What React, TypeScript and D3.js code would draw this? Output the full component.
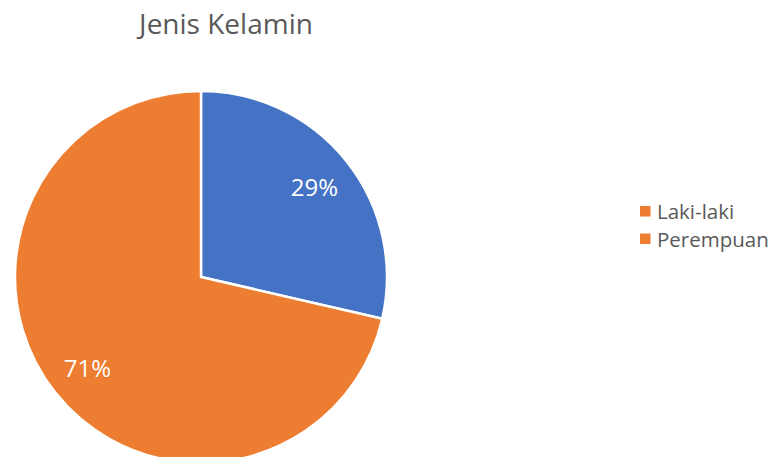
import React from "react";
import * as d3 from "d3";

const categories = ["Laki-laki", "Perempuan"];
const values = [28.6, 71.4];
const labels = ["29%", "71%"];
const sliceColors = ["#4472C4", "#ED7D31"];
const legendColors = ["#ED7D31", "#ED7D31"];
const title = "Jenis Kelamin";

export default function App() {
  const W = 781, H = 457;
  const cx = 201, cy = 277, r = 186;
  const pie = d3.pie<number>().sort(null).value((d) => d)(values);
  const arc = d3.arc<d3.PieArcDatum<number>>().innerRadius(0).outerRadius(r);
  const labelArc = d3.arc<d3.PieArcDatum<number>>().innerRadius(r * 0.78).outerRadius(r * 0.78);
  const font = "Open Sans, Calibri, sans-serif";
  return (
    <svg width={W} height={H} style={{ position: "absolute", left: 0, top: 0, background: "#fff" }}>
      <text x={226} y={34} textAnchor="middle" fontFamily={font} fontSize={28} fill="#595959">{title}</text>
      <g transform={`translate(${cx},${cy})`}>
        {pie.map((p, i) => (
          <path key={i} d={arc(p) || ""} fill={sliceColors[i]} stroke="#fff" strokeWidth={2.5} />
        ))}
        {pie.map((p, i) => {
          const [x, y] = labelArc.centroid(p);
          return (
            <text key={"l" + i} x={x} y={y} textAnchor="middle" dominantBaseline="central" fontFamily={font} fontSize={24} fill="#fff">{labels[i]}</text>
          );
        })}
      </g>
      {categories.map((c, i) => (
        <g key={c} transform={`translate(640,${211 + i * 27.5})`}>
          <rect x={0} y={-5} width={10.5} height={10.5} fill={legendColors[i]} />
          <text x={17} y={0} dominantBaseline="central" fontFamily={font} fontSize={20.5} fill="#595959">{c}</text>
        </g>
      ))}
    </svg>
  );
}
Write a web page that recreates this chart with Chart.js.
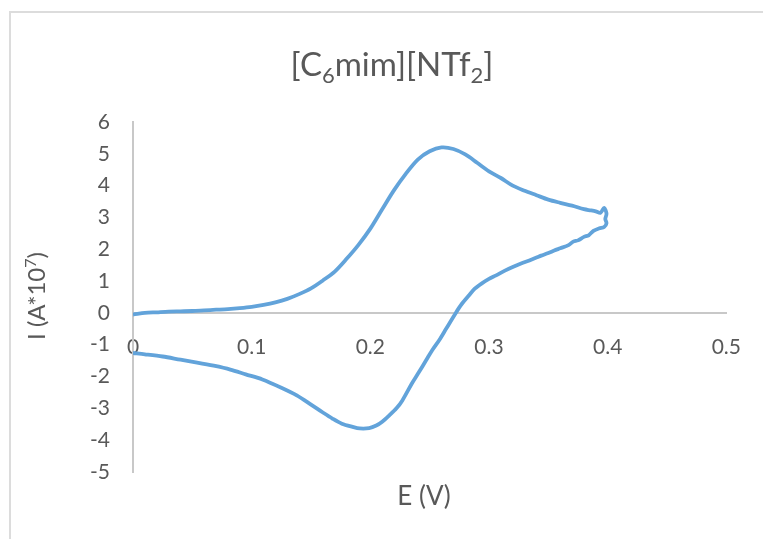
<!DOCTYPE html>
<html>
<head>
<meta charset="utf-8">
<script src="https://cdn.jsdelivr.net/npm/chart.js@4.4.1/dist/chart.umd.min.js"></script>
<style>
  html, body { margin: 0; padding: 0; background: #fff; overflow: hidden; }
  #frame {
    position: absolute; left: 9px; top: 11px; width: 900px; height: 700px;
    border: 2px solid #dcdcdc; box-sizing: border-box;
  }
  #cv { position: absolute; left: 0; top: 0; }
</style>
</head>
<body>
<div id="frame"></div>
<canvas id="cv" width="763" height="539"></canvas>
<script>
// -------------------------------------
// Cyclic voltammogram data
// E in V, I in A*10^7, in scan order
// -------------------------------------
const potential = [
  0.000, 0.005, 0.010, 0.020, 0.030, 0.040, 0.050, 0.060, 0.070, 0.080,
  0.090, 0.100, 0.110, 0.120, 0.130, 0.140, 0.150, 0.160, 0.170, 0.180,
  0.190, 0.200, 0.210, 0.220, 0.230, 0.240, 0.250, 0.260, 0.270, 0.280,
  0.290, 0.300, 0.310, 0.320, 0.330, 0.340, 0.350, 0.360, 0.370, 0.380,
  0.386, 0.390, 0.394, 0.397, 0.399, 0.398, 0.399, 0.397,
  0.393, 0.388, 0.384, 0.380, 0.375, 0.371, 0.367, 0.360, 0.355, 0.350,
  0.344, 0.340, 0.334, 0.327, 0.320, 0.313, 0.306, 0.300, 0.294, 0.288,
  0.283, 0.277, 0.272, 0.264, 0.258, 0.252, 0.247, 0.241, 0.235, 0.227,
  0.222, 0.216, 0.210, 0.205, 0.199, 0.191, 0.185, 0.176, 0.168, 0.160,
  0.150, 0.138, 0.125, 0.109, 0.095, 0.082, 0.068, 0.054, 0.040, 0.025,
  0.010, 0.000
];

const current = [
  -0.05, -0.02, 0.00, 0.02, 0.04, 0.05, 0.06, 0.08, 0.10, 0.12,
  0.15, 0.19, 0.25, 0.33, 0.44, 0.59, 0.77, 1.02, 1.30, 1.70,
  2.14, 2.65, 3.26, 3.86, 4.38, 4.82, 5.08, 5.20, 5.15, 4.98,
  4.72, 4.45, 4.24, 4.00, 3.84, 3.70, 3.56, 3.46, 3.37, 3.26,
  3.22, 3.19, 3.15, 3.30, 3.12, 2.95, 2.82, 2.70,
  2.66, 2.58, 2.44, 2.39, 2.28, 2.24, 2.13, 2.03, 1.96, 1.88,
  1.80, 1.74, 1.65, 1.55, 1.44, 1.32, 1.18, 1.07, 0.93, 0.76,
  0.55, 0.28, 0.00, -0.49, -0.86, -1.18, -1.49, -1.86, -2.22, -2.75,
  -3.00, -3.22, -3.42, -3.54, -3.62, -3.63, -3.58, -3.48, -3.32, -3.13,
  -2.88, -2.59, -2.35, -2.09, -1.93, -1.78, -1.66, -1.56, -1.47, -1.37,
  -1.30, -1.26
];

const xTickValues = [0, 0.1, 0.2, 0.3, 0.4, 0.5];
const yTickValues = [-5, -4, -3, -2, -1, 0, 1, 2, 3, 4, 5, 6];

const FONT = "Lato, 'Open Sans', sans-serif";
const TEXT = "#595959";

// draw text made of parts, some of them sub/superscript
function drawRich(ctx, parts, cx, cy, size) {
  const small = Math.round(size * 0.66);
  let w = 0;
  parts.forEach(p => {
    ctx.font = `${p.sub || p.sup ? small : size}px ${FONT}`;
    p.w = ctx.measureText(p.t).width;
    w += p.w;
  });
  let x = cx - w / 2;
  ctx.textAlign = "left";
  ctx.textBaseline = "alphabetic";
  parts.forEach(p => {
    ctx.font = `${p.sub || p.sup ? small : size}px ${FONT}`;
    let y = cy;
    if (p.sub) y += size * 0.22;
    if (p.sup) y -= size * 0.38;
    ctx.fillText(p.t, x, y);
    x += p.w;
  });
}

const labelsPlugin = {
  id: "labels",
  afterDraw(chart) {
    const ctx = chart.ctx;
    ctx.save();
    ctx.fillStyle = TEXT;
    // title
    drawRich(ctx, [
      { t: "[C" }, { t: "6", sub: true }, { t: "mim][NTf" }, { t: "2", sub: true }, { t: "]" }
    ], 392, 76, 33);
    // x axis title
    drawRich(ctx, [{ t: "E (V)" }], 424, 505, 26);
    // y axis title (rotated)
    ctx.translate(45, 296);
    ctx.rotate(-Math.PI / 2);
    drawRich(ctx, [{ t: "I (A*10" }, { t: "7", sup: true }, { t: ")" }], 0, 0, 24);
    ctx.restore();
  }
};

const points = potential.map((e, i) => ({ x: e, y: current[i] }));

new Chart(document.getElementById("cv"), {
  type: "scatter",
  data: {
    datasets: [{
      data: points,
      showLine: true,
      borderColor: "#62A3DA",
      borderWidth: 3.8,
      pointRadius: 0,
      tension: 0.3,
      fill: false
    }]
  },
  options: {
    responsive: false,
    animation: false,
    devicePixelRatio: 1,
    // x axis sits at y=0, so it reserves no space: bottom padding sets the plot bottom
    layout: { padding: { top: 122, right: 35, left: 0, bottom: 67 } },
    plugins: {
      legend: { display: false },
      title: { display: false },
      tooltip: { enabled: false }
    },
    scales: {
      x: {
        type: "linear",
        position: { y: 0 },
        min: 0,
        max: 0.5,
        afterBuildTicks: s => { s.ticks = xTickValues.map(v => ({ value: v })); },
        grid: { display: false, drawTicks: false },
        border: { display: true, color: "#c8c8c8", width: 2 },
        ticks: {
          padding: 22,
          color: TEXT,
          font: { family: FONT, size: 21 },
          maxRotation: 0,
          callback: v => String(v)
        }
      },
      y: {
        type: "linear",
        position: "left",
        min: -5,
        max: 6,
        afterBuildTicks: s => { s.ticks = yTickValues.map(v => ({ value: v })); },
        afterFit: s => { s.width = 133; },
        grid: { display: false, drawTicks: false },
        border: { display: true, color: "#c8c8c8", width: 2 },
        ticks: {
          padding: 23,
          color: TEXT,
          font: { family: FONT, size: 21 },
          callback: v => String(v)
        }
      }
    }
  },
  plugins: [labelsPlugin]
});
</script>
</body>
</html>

Given exercise
Check all the records above and select each line where the string "React" is found.

Answer to the problem
What React, TypeScript and D3.js code would draw this? Output the full component.
import React from "react";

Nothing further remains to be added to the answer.